Recent hard freeze provides beneficial chill hours for East Texas harvesters

While ice, snow and freezing temperatures can turn grass brown and kill some plants, there is a benefit from it. Chill hours.
Published: Jan. 22, 2024 at 6:52 AM CST

GREGG COUNTY, Texas (KLTV) - The recent hard freeze, and consistent freezing temperatures overnight, have put a chill into most East Texans,  but for some it’s very appreciated.

January, and the temperatures drop to a bone chilling hard freeze in East Texas, complete with snow, and having many deciding to stay inside.

“For January, temperatures have trended a little colder than we would typically be, but overall the winter has trended a little cooler than normal,” says KLTV First Alert Weather’s  Andrew Tate.

While ice, snow and freezing temperatures can turn grass brown and kill some plants, there is a benefit from it. Chill hours.

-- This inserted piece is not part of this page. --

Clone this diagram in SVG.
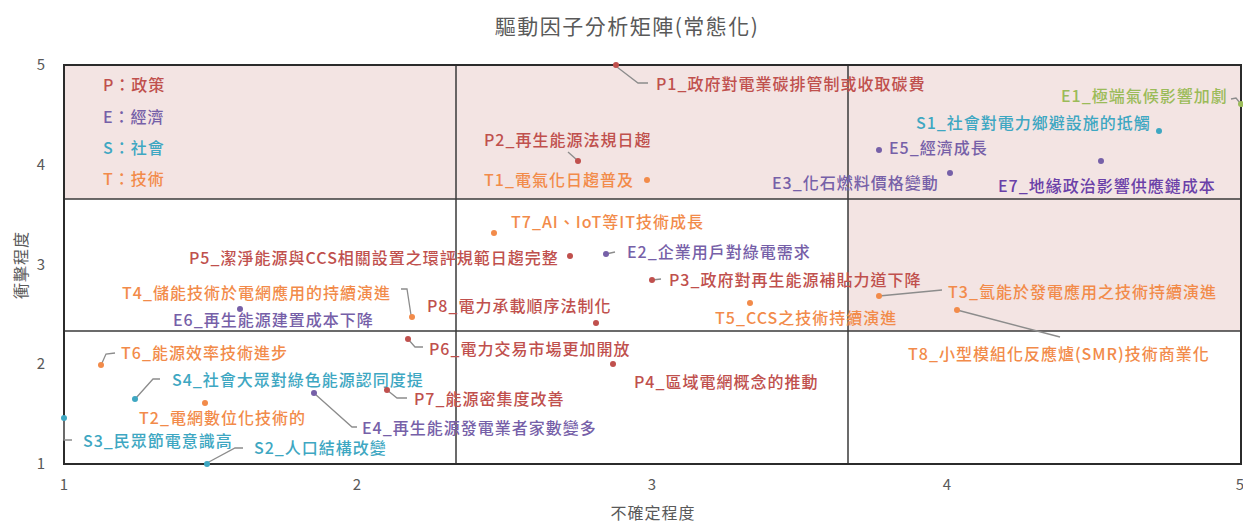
<svg xmlns="http://www.w3.org/2000/svg" width="1243" height="523" viewBox="0 0 1243 523">
<style>
text{font-family:"Noto Sans CJK TC","Noto Sans",sans-serif;}
.lbl{font-size:16px;letter-spacing:1px;font-weight:500;}
.tick{font-size:15px;fill:#595959;text-anchor:middle;}
.P{fill:#c0504d;} .E{fill:#7660a8;} .E7{fill:#6a40a8;} .S{fill:#3ea7c2;} .T{fill:#f28b4a;} .G{fill:#9bbb59;}
.ld{fill:none;stroke:#8c8c8c;stroke-width:1.3;}
.grid{stroke:#3a3a3a;stroke-width:1.5;}
circle{r:3;}
</style>
<rect x="0" y="0" width="1243" height="523" fill="#ffffff"/>
<text x="627" y="34" style="font-size:21px;letter-spacing:1.5px;fill:#595959;text-anchor:middle">驅動因子分析矩陣(常態化)</text>
<g id="plot">
<rect x="64" y="65" width="1177" height="134" fill="#f3e4e3"/>
<rect x="848" y="199" width="393" height="132" fill="#f3e4e3"/>
<line class="grid" x1="456" y1="65" x2="456" y2="464"/>
<line class="grid" x1="848" y1="65" x2="848" y2="464"/>
<line class="grid" x1="64" y1="199" x2="1241" y2="199"/>
<line class="grid" x1="64" y1="331" x2="1241" y2="331"/>
<rect x="64" y="65" width="1177" height="399" fill="none" stroke="#2b2b2b" stroke-width="2"/>
</g>
<g id="axes">
<text class="tick" x="41" y="70">5</text>
<text class="tick" x="41" y="170">4</text>
<text class="tick" x="41" y="270">3</text>
<text class="tick" x="41" y="369">2</text>
<text class="tick" x="41" y="469">1</text>
<text class="tick" x="64" y="490">1</text>
<text class="tick" x="357" y="490">2</text>
<text class="tick" x="652" y="490">3</text>
<text class="tick" x="947" y="490">4</text>
<text class="tick" x="1240" y="490">5</text>
<text x="653" y="519" style="font-size:16px;letter-spacing:1px;fill:#595959;text-anchor:middle">不確定程度</text>
<text x="0" y="0" transform="translate(27,265) rotate(-90)" style="font-size:16px;letter-spacing:1px;fill:#595959;text-anchor:middle">衝擊程度</text>
</g>
<g id="legend">
<text class="lbl P" x="103" y="91">P：政策</text>
<text class="lbl E" x="103" y="123">E：經濟</text>
<text class="lbl S" x="103" y="154">S：社會</text>
<text class="lbl T" x="103" y="185">T：技術</text>
</g>
<g id="connectors">
<polyline class="ld" points="617,67 638,83 648,83"/>
<polyline class="ld" points="568,152 577,160"/>
<polyline class="ld" points="606,254 615,252"/>
<polyline class="ld" points="652,280 661,279"/>
<polyline class="ld" points="879,296 942,290"/>
<polyline class="ld" points="957,310 1060,337"/>
<polyline class="ld" points="401,289 407,289 411,315"/>
<polyline class="ld" points="408,339 415,347 423,347"/>
<polyline class="ld" points="102,363 106,354 115,353"/>
<polyline class="ld" points="136,398 153,379 160,379"/>
<polyline class="ld" points="315,394 352,427 357,427"/>
<polyline class="ld" points="387,390 397,398 407,398"/>
<polyline class="ld" points="64,418 64,440 72,440"/>
<polyline class="ld" points="207,463 235,448 243,448"/>
<polyline class="ld" points="1231,99 1236,98 1240,103"/>
</g>
<g id="P1"><circle class="P" cx="616" cy="65"/><text class="lbl P" x="656" y="90">P1_政府對電業碳排管制或收取碳費</text></g>
<g id="P2"><circle class="P" cx="578" cy="161"/><text class="lbl P" x="484" y="146">P2_再生能源法規日趨</text></g>
<g id="T1"><circle class="T" cx="647" cy="180"/><text class="lbl T" x="484" y="186">T1_電氣化日趨普及</text></g>
<g id="E3"><circle class="E" cx="950" cy="173"/><text class="lbl E" x="772" y="189">E3_化石燃料價格變動</text></g>
<g id="E1"><circle class="G" cx="1241" cy="104"/><text class="lbl G" x="1061" y="102">E1_極端氣候影響加劇</text></g>
<g id="S1"><circle class="S" cx="1159" cy="131"/><text class="lbl S" x="916" y="129">S1_社會對電力鄉避設施的抵觸</text></g>
<g id="E5"><circle class="E" cx="879" cy="150"/><text class="lbl E" x="889" y="154">E5_經濟成長</text></g>
<g id="E7"><circle class="E" cx="1101" cy="161"/><text class="lbl E7" x="998" y="192">E7_地緣政治影響供應鏈成本</text></g>
<g id="T7"><circle class="T" cx="494" cy="233"/><text class="lbl T" x="511" y="228">T7_AI、IoT等IT技術成長</text></g>
<g id="P5"><circle class="P" cx="570" cy="256"/><text class="lbl P" x="189" y="264">P5_潔淨能源與CCS相關設置之環評規範日趨完整</text></g>
<g id="E2"><circle class="E" cx="606" cy="254"/><text class="lbl E" x="627" y="258">E2_企業用戶對綠電需求</text></g>
<g id="P3"><circle class="P" cx="652" cy="280"/><text class="lbl P" x="669" y="286">P3_政府對再生能源補貼力道下降</text></g>
<g id="T3"><circle class="T" cx="879" cy="296"/><text class="lbl T" x="948" y="298">T3_氫能於發電應用之技術持續演進</text></g>
<g id="T5"><circle class="T" cx="750" cy="303"/><text class="lbl T" x="715" y="324">T5_CCS之技術持續演進</text></g>
<g id="T8"><circle class="T" cx="957" cy="310"/><text class="lbl T" x="908" y="360">T8_小型模組化反應爐(SMR)技術商業化</text></g>
<g id="P8"><circle class="P" cx="596" cy="323"/><text class="lbl P" x="427" y="312">P8_電力承載順序法制化</text></g>
<g id="T4"><circle class="T" cx="412" cy="317"/><text class="lbl T" x="122" y="299">T4_儲能技術於電網應用的持續演進</text></g>
<g id="E6"><circle class="E" cx="240" cy="309"/><text class="lbl E" x="173" y="326">E6_再生能源建置成本下降</text></g>
<g id="P6"><circle class="P" cx="408" cy="339"/><text class="lbl P" x="429" y="355">P6_電力交易市場更加開放</text></g>
<g id="P4"><circle class="P" cx="613" cy="364"/><text class="lbl P" x="634" y="388">P4_區域電網概念的推動</text></g>
<g id="T6"><circle class="T" cx="101" cy="365"/><text class="lbl T" x="121" y="359">T6_能源效率技術進步</text></g>
<g id="S4"><circle class="S" cx="135" cy="399"/><text class="lbl S" x="172" y="386">S4_社會大眾對綠色能源認同度提</text></g>
<g id="T2"><circle class="T" cx="205" cy="403"/><text class="lbl T" x="139" y="424">T2_電網數位化技術的</text></g>
<g id="E4"><circle class="E" cx="314" cy="393"/><text class="lbl E" x="362" y="434">E4_再生能源發電業者家數變多</text></g>
<g id="P7"><circle class="P" cx="387" cy="390"/><text class="lbl P" x="414" y="405">P7_能源密集度改善</text></g>
<g id="S3"><circle class="S" cx="64" cy="418"/><text class="lbl S" x="83" y="447">S3_民眾節電意識高</text></g>
<g id="S2"><circle class="S" cx="207" cy="464"/><text class="lbl S" x="254" y="454">S2_人口結構改變</text></g>
</svg>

“In the winter when the trees go dormant, especially fruit trees, temperatures below 45 help those trees to create essentially a hormone in them that will produce budding and eventually fruit when we get into the spring and summer,” Tate says.

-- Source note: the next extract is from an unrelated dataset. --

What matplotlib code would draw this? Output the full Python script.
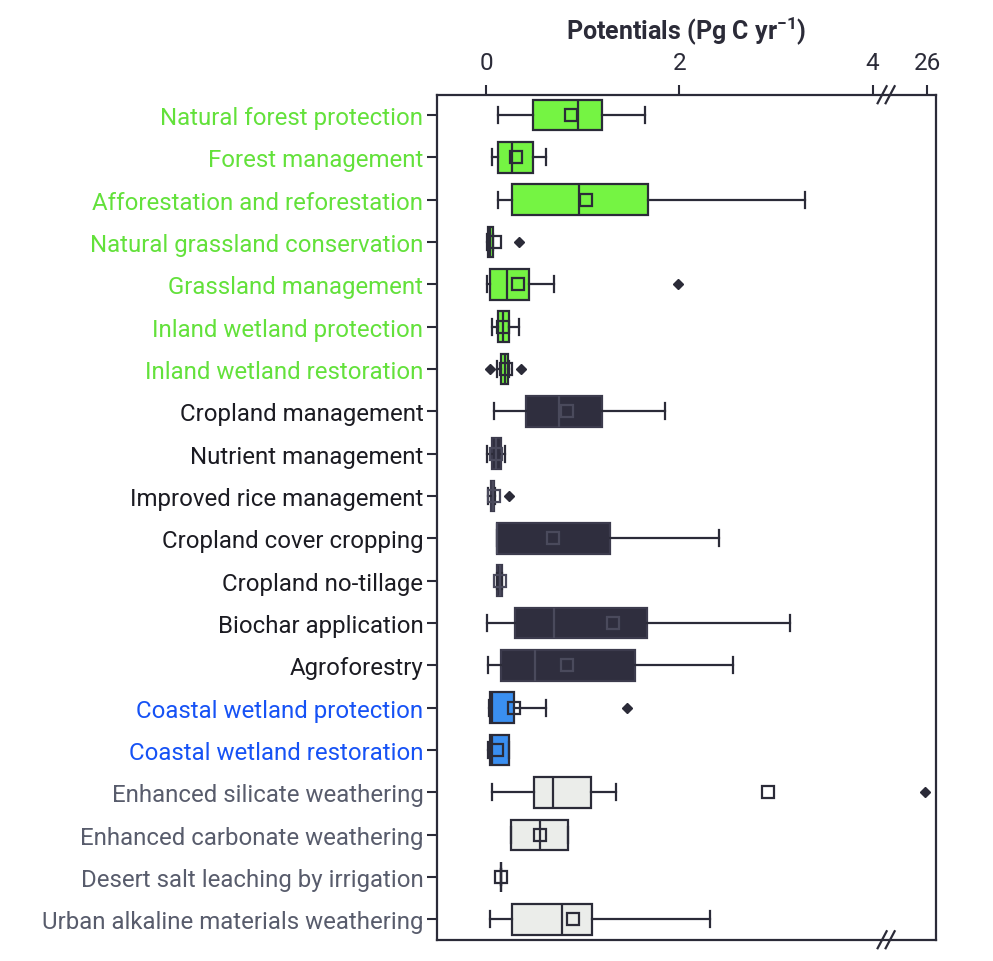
import numpy as np
import matplotlib.pyplot as plt

plt.rcParams['font.family'] = ['Roboto', 'DejaVu Sans']
plt.rcParams['mathtext.fontset'] = 'custom'
plt.rcParams['mathtext.rm'] = 'Roboto'
plt.rcParams['mathtext.bf'] = 'Roboto:bold'

# practices, top to bottom
methods = [
    'Natural forest protection', 'Forest management', 'Afforestation and reforestation',
    'Natural grassland conservation', 'Grassland management', 'Inland wetland protection',
    'Inland wetland restoration', 'Cropland management', 'Nutrient management',
    'Improved rice management', 'Cropland cover cropping', 'Cropland no-tillage',
    'Biochar application', 'Agroforestry', 'Coastal wetland protection',
    'Coastal wetland restoration', 'Enhanced silicate weathering',
    'Enhanced carbonate weathering', 'Desert salt leaching by irrigation',
    'Urban alkaline materials weathering',
]
groups = ['green'] * 7 + ['crop'] * 7 + ['blue'] * 2 + ['rock'] * 4

whislo = [0.12, 0.06, 0.12, 0.01, 0.01, 0.06, 0.11, 0.08, 0.01, 0.02,
          0.11, 0.11, 0.01, 0.02, 0.03, 0.02, 0.06, 0.26, 0.15, 0.04]
q1 = [0.49, 0.12, 0.27, 0.02, 0.04, 0.12, 0.16, 0.41, 0.06, 0.055,
      0.11, 0.11, 0.30, 0.15, 0.04, 0.04, 0.50, 0.26, 0.15, 0.27]
med = [0.95, 0.27, 0.96, 0.04, 0.22, 0.18, 0.20, 0.75, 0.10, 0.07,
       0.11, 0.14, 0.70, 0.51, 0.06, 0.06, 0.69, 0.555, 0.15, 0.79]
q3 = [1.20, 0.49, 1.68, 0.07, 0.44, 0.24, 0.23, 1.20, 0.15, 0.086,
      1.28, 0.17, 1.67, 1.54, 0.29, 0.235, 1.09, 0.845, 0.15, 1.10]
whishi = [1.64, 0.62, 3.30, 0.07, 0.70, 0.34, 0.24, 1.85, 0.20, 0.09,
          2.41, 0.17, 3.15, 2.56, 0.62, 0.235, 1.34, 0.845, 0.15, 2.32]
means = [0.88, 0.31, 1.03, 0.09, 0.33, 0.18, 0.21, 0.84, 0.10, 0.08,
         0.69, 0.14, 1.31, 0.84, 0.29, 0.11, 2.92, 0.555, 0.155, 0.90]
outliers = [[], [], [], [0.34], [1.99], [], [0.04, 0.36], [], [], [0.24],
            [], [], [], [], [1.46], [], [25.2], [], [], []]

tick_vals = [0, 2, 4, 26]

face = {'green': '#75f443', 'crop': '#2f2e3e', 'blue': '#3a8ff1', 'rock': '#ebedea'}
text_col = {'green': '#63e13b', 'crop': '#1b1b22', 'blue': '#1652f5', 'rock': '#585c6c'}
edge = '#2b2b38'
dark_inner = '#4a4a5c'  # median / mean outline inside the dark boxes

# compress everything past 4 so that 26 fits next to it
K = 0.02573


def fwd(x):
    x = np.asarray(x, dtype=float)
    return np.where(x <= 4, x, 4 + (x - 4) * K)


def inv(y):
    y = np.asarray(y, dtype=float)
    return np.where(y <= 4, y, 4 + (y - 4) / K)


stats = []
for i in range(len(methods)):
    stats.append(dict(label=methods[i], whislo=whislo[i], q1=q1[i], med=med[i],
                      q3=q3[i], whishi=whishi[i], mean=means[i], fliers=outliers[i]))

fig = plt.figure(figsize=(9.93, 9.62), dpi=100)
ax = fig.add_axes([0.4404, 0.0221, 0.5022, 0.8784])
ax.set_xscale('function', functions=(fwd, inv))

res = ax.bxp(stats, positions=range(len(methods)), widths=0.72, orientation='horizontal',
             patch_artist=True, showmeans=True, capwidths=0.38,
             boxprops=dict(edgecolor=edge, linewidth=1.6),
             whiskerprops=dict(color=edge, linewidth=1.6),
             capprops=dict(color=edge, linewidth=1.6),
             medianprops=dict(color=edge, linewidth=1.6),
             meanprops=dict(marker='s', markerfacecolor='none', markeredgecolor=edge,
                            markersize=8, markeredgewidth=1.6),
             flierprops=dict(marker='D', markerfacecolor=edge, markeredgecolor=edge,
                             markersize=5))
for i, g in enumerate(groups):
    res['boxes'][i].set_facecolor(face[g])
    if g == 'crop':
        res['boxes'][i].set_edgecolor('#3c3b4d')
        res['medians'][i].set_color(dark_inner)
        res['means'][i].set_markeredgecolor(dark_inner)

ax.set_xlim(-0.504, 29.5)
ax.set_ylim(19.48, -0.48)

ax.xaxis.tick_top()
ax.xaxis.set_label_position('top')
ax.set_xticks(tick_vals)
ax.set_xticklabels([str(v) for v in tick_vals])
ax.minorticks_off()
ax.set_xlabel(r'Potentials (Pg C yr$^{\mathbf{-1}}$)', fontsize=18, fontweight='bold',
              color=edge, labelpad=9)

ax.set_yticks(range(len(methods)))
ax.set_yticklabels(methods)
for lab, g in zip(ax.get_yticklabels(), groups):
    lab.set_color(text_col[g])

ax.tick_params(axis='y', labelsize=17.3, length=7, width=1.5, color=edge, pad=3)
ax.tick_params(axis='x', labelsize=17.5, length=7, width=1.5, color=edge,
               labelcolor=edge, pad=8)
for sp in ax.spines.values():
    sp.set_color(edge)
    sp.set_linewidth(1.6)

# axis break marks on top and bottom spines
bw = 498.7
bh = 845.0
cx = 0.900
for yb in (0.0, 1.0):
    for off in (-4, 4):
        xs = [cx + (off - 4.5) / bw, cx + (off + 4.5) / bw]
        ys = [yb - 8.5 / bh, yb + 8.5 / bh]
        ax.plot(xs, ys, transform=ax.transAxes, color=edge, lw=1.6, clip_on=False)

fig.savefig('out.png', dpi=100)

Peaches for instance,  require around 7-to-800 chill hours, that is average hours of temperatures between 45 to 32 degrees, every winter for a healthy crop.

“Their still about 2-to-300 hours behind this year compared to last year,” Andrew says.

“45 to 32 degrees temperature. and once they raise you are reducing those chill hours because the plant is warming up,” says Gregg county Agri-Life extension agent Shanequa Davis.

Although many would love a return of spring-like weather, that could be very bad for growers.

“Whenever you’re talking about the weather going from the freezing to the warmer weather it’s a minus,” Davis says.

So a little more wouldn’t be such a bad thing.

“I wouldn’t be surprised to see one or two more periods of cold weather where we get more chill hours in and everyone’s bundled up because it’s too cold outside,” says Tate.

According to the Texas Farmers Almanac, this winter will be colder than normal, with the coldest periods in early to mid-January, which has already happened, and early to mid-February.